From Human Days To Machine Seconds: Automatically Answering And Generating Machine Learning Final Exams · The Large Language Model Bible Contribute to LLM-Bible

From Human Days To Machine Seconds: Automatically Answering And Generating Machine Learning Final Exams

Iddo Drori, Sarah J. Zhang, Reece Shuttleworth, Sarah Zhang, Keith Tyser, Zad Chin, Pedro Lantigua, Saisamrit Surbehera, Gregory Hunter, Derek Austin, Leonard Tang, Yann Hicke, Sage Simhon, Sathwik Karnik, Darnell Granberry, Madeleine Udell. Arxiv 2022

[Paper]    
Few Shot GPT Model Architecture Prompting RAG

A final exam in machine learning at a top institution such as MIT, Harvard, or Cornell typically takes faculty days to write, and students hours to solve.

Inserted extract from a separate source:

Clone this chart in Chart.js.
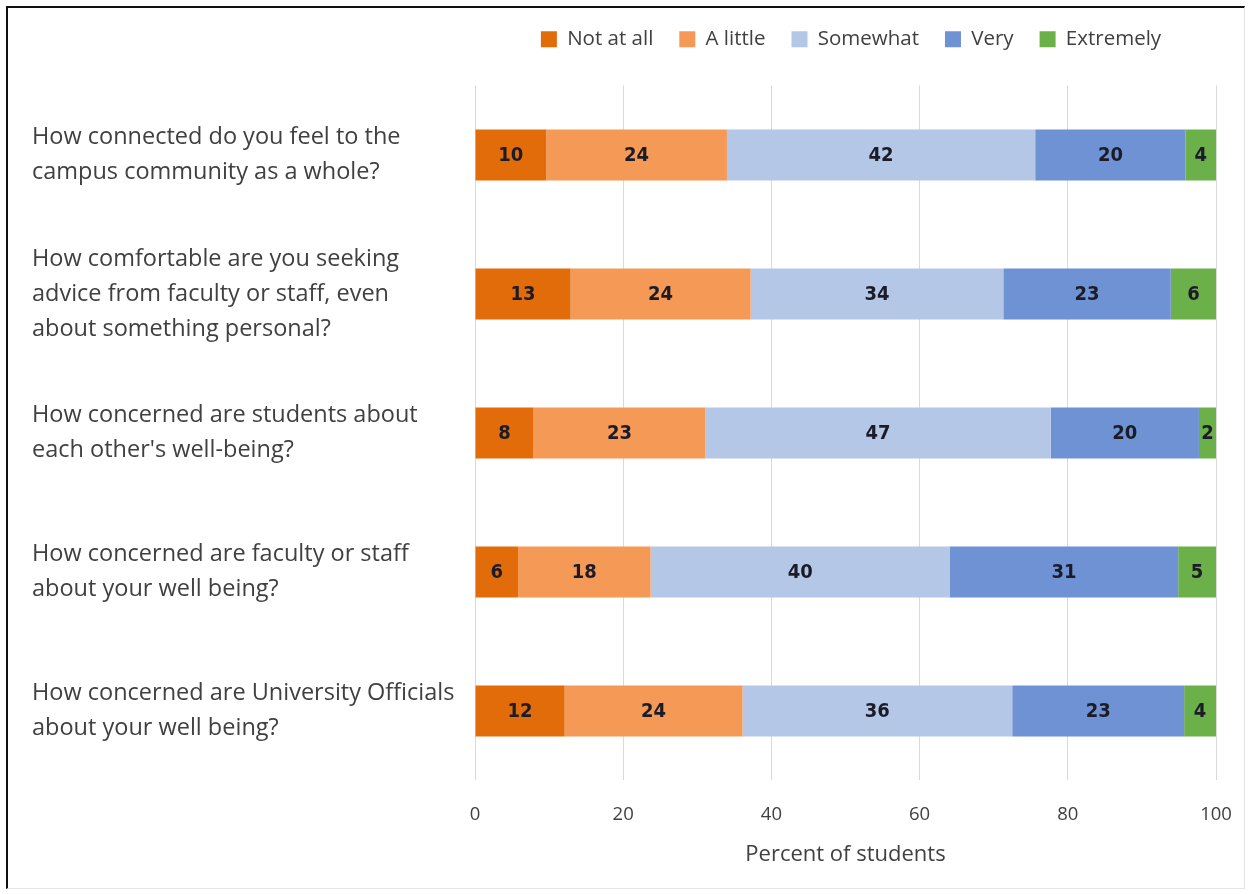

We demonstrate that large language models pass machine learning finals at a human level, on finals available online after the models were trained, and automatically generate new human-quality final exam questions in seconds. Previous work has developed program synthesis and few-shot learning methods to solve university-level problem set questions in mathematics and STEM courses. In this work, we develop and compare methods that solve final exams, which differ from problem sets in several ways: the questions are longer, have multiple parts, are more complicated, and span a broader set of topics. We curate a dataset and benchmark of questions from machine learning final exams available online and code for answering these questions and generating new questions. We show how to generate new questions from other questions and course notes. For reproducibility and future research on this final exam benchmark, we use automatic checkers for multiple-choice, numeric, and questions with expression answers. We perform ablation studies comparing zero-shot learning with few-shot learning and chain-of-thought prompting using GPT-3, OPT, Codex, and ChatGPT across machine learning topics and find that few-shot learning methods perform best. We highlight the transformative potential of language models to streamline the writing and solution of large-scale assessments, significantly reducing the workload from human days to mere machine seconds. Our results suggest that rather than banning large language models such as ChatGPT in class, instructors should teach students to harness them by asking students meta-questions about correctness, completeness, and originality of the responses generated, encouraging critical thinking in academic studies.